To again underscore the importance of a robust institutional framework for national wellbeing and prosperity, I will present a few statistics. The 10th Parliament between 2016 and 2021 passed 118 bills into laws but Uganda’s Human Development Index in that period remained below 0.544— which put the country in the low human development category—positioning it at 159 out of 189 countries and territories.
Life expectancy in the same period increased from 62 years to 63.4 years, expected years of schooling rose from 11.2 to 11.4 which is a negligible 1.8 percent increase.
Creating statistical relationships between legislation and the standard of living is a herculean task that this article cannot exhaustively realise. But the argument that legislation is not Uganda’s problem is vivid for all of us to see. Whereas we need good laws to determine the dos and don’ts in this country, we should not lose sight of the basics that need to be done; institutions and human resources that need to be factored in so as to realise national prosperity.

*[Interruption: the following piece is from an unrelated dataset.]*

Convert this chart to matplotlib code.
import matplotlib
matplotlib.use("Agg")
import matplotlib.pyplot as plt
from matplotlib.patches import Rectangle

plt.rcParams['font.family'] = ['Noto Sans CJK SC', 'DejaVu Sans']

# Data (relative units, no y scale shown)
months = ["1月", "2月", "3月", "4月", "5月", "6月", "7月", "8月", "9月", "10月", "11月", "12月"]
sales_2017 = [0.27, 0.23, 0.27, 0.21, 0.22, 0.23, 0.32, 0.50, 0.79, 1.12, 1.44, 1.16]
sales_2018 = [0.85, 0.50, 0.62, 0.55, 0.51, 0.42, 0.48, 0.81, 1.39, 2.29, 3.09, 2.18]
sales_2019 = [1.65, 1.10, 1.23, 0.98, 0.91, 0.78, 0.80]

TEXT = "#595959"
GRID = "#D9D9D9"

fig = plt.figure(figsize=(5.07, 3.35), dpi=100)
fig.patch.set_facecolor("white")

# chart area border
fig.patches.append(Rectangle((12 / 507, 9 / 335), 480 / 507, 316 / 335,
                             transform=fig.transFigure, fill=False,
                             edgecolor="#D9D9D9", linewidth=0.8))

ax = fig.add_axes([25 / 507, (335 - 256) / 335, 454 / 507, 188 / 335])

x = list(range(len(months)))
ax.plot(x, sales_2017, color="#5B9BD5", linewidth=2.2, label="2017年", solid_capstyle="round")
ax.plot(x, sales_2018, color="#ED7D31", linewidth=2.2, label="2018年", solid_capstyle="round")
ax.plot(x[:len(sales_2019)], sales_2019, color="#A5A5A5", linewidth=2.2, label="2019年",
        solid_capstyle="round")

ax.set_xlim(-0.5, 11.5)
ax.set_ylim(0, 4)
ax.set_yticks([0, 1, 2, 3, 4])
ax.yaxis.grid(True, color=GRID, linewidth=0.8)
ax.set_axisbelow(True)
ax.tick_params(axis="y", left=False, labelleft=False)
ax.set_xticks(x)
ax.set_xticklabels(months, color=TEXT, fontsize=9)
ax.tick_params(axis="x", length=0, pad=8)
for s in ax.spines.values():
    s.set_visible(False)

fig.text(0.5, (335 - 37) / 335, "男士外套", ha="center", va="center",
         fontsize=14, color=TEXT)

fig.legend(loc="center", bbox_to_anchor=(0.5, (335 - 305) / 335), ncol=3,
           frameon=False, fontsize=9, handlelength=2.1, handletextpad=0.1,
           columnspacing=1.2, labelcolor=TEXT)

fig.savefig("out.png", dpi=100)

The appetite by civil society to constantly push the government to legislate and pass laws must be tamed. Civil Society has obsessed itself with policy influence that every civil society position is aimed at enacting new legislation instead of strengthening the already existing ones.
This is not in any way a maleficent attack on legislation. We all need laws. They form a crucial cornerstone for any nation but laws don’t implement themselves. As advocates, we should be pushing for robust institutional frameworks to enable the implementation of laws and policies. The Budget too must reflect our legislative priorities .
Prosper Mubangizi is a Public Policy Specialist.